**WHAT IS REQUIRED**
Set down each line of the material that follows, exactly, with no pictures.

**GIVEN INFORMATION**
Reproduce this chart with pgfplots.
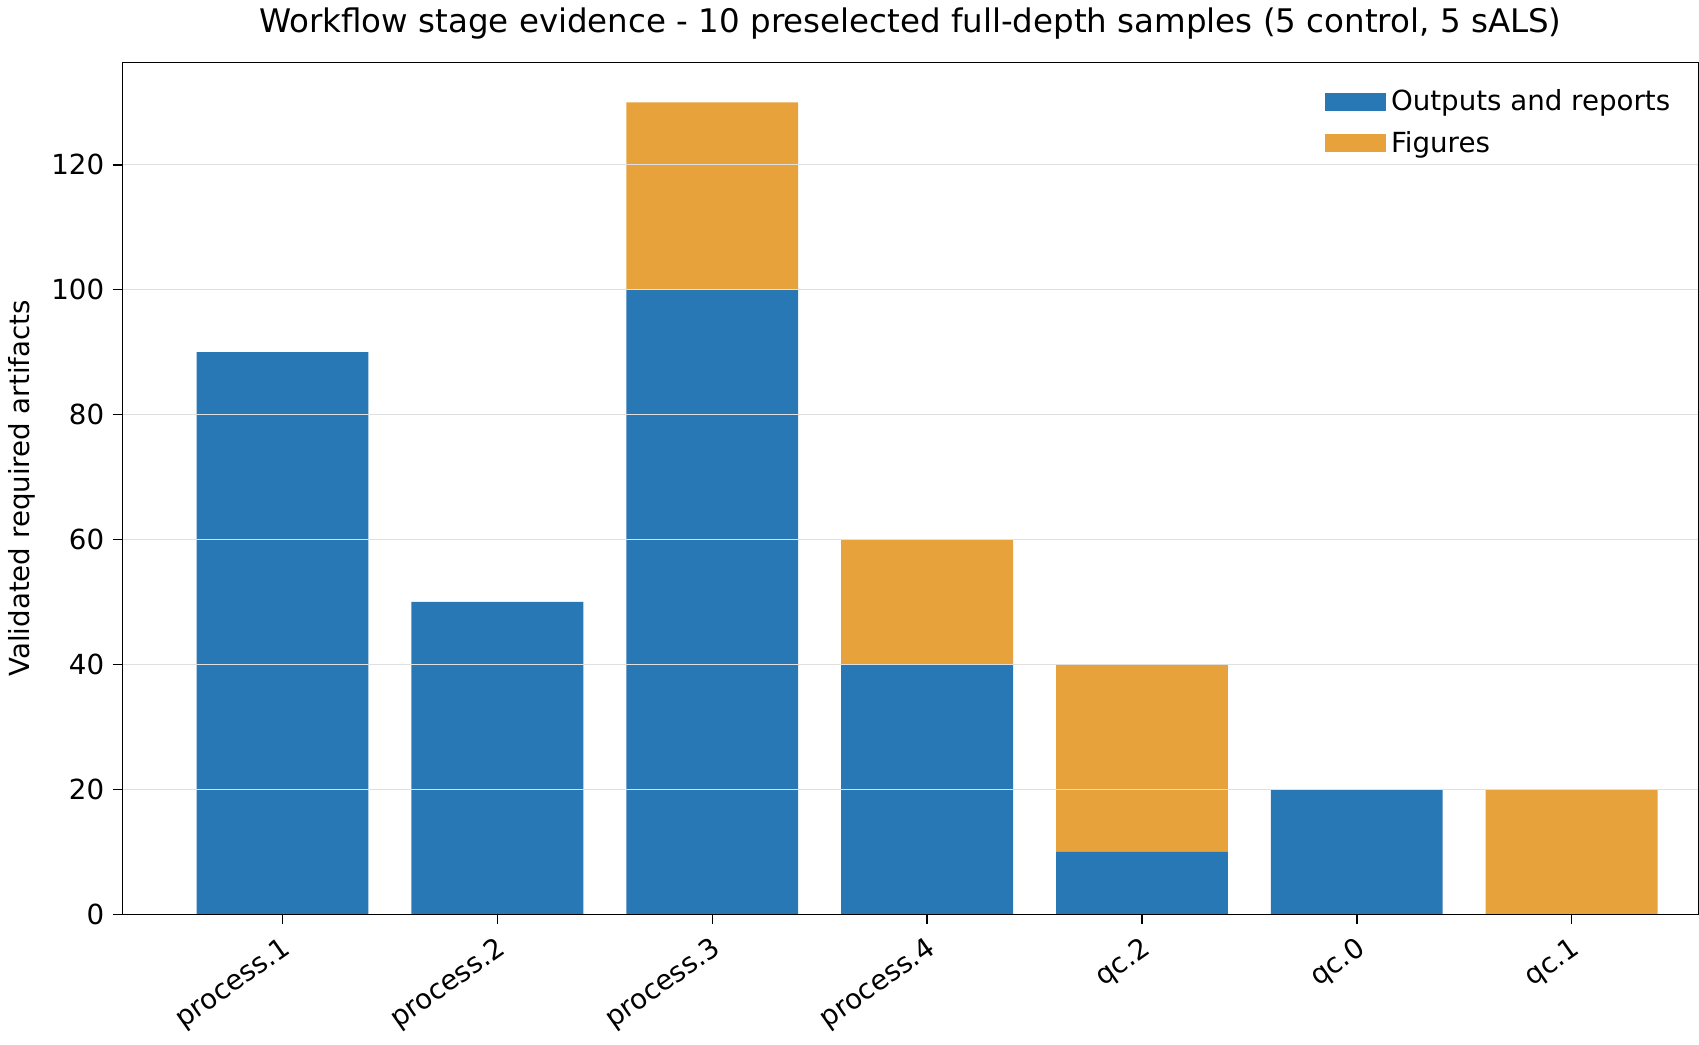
\documentclass[border=0pt]{standalone}
\usepackage{fontspec}
\setmainfont{DejaVu Sans}
\usepackage{pgfplots}
\pgfplotsset{compat=1.18}
\definecolor{cblue}{HTML}{2878B5}
\definecolor{corange}{HTML}{E8A23B}
\begin{document}
\begin{tikzpicture}
\begin{axis}[
  width=655pt, height=354pt, scale only axis,
  ybar stacked, bar width=0.8,
  xmin=-0.746, xmax=6.59, ymin=0, ymax=136.4,
  xtick={0,...,6},
  xticklabels={process.1,process.2,process.3,process.4,qc.2,qc.0,qc.1},
  xticklabel style={rotate=35, anchor=north east, font=\fontsize{11.5}{13}\selectfont},
  yticklabel style={font=\fontsize{11.5}{13}\selectfont},
  ytick={0,20,...,120},
  /pgf/number format/assume math mode=true,
  ymajorgrids, grid style={gray!25, line width=0.5pt},
  axis on top,
  tick align=outside, tick pos=left, major tick length=4pt,
  tick style={black, line width=0.6pt},
  ylabel={Validated required artifacts},
  ylabel style={font=\fontsize{11.5}{13}\selectfont},
  title={Workflow stage evidence - 10 preselected full-depth samples (5 control, 5 sALS)},
  title style={font=\fontsize{13.5}{15}\selectfont},
  legend cell align=left,
  legend style={draw=none, fill=none, at={(0.99,0.98)}, anchor=north east, font=\fontsize{11.5}{13}\selectfont, row sep=3pt},
  legend image code/.code={\draw[#1, draw=none] (0cm,-0.13cm) rectangle (0.9cm,0.13cm);},
]
\addplot[fill=cblue, draw=none] coordinates {(0,90) (1,50) (2,100) (3,40) (4,10) (5,20) (6,0)};
\addplot[fill=corange, draw=none] coordinates {(0,0) (1,0) (2,30) (3,20) (4,30) (5,0) (6,20)};
\legend{Outputs and reports, Figures}
\end{axis}
\end{tikzpicture}
\end{document}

**TASK OUTPUT**
Reproduce this chart with pgfplots.
\documentclass[border=0pt]{standalone}
\usepackage{fontspec}
\setmainfont{DejaVu Sans}
\usepackage{pgfplots}
\pgfplotsset{compat=1.18}
\definecolor{cblue}{HTML}{2878B5}
\definecolor{corange}{HTML}{E8A23B}
\begin{document}
\begin{tikzpicture}
\begin{axis}[
  width=655pt, height=354pt, scale only axis,
  ybar stacked, bar width=0.8,
  xmin=-0.746, xmax=6.59, ymin=0, ymax=136.4,
  xtick={0,...,6},
  xticklabels={process.1,process.2,process.3,process.4,qc.2,qc.0,qc.1},
  xticklabel style={rotate=35, anchor=north east, font=\fontsize{11.5}{13}\selectfont},
  yticklabel style={font=\fontsize{11.5}{13}\selectfont},
  ytick={0,20,...,120},
  /pgf/number format/assume math mode=true,
  ymajorgrids, grid style={gray!25, line width=0.5pt},
  axis on top,
  tick align=outside, tick pos=left, major tick length=4pt,
  tick style={black, line width=0.6pt},
  ylabel={Validated required artifacts},
  ylabel style={font=\fontsize{11.5}{13}\selectfont},
  title={Workflow stage evidence - 10 preselected full-depth samples (5 control, 5 sALS)},
  title style={font=\fontsize{13.5}{15}\selectfont},
  legend cell align=left,
  legend style={draw=none, fill=none, at={(0.99,0.98)}, anchor=north east, font=\fontsize{11.5}{13}\selectfont, row sep=3pt},
  legend image code/.code={\draw[#1, draw=none] (0cm,-0.13cm) rectangle (0.9cm,0.13cm);},
]
\addplot[fill=cblue, draw=none] coordinates {(0,90) (1,50) (2,100) (3,40) (4,10) (5,20) (6,0)};
\addplot[fill=corange, draw=none] coordinates {(0,0) (1,0) (2,30) (3,20) (4,30) (5,0) (6,20)};
\legend{Outputs and reports, Figures}
\end{axis}
\end{tikzpicture}
\end{document}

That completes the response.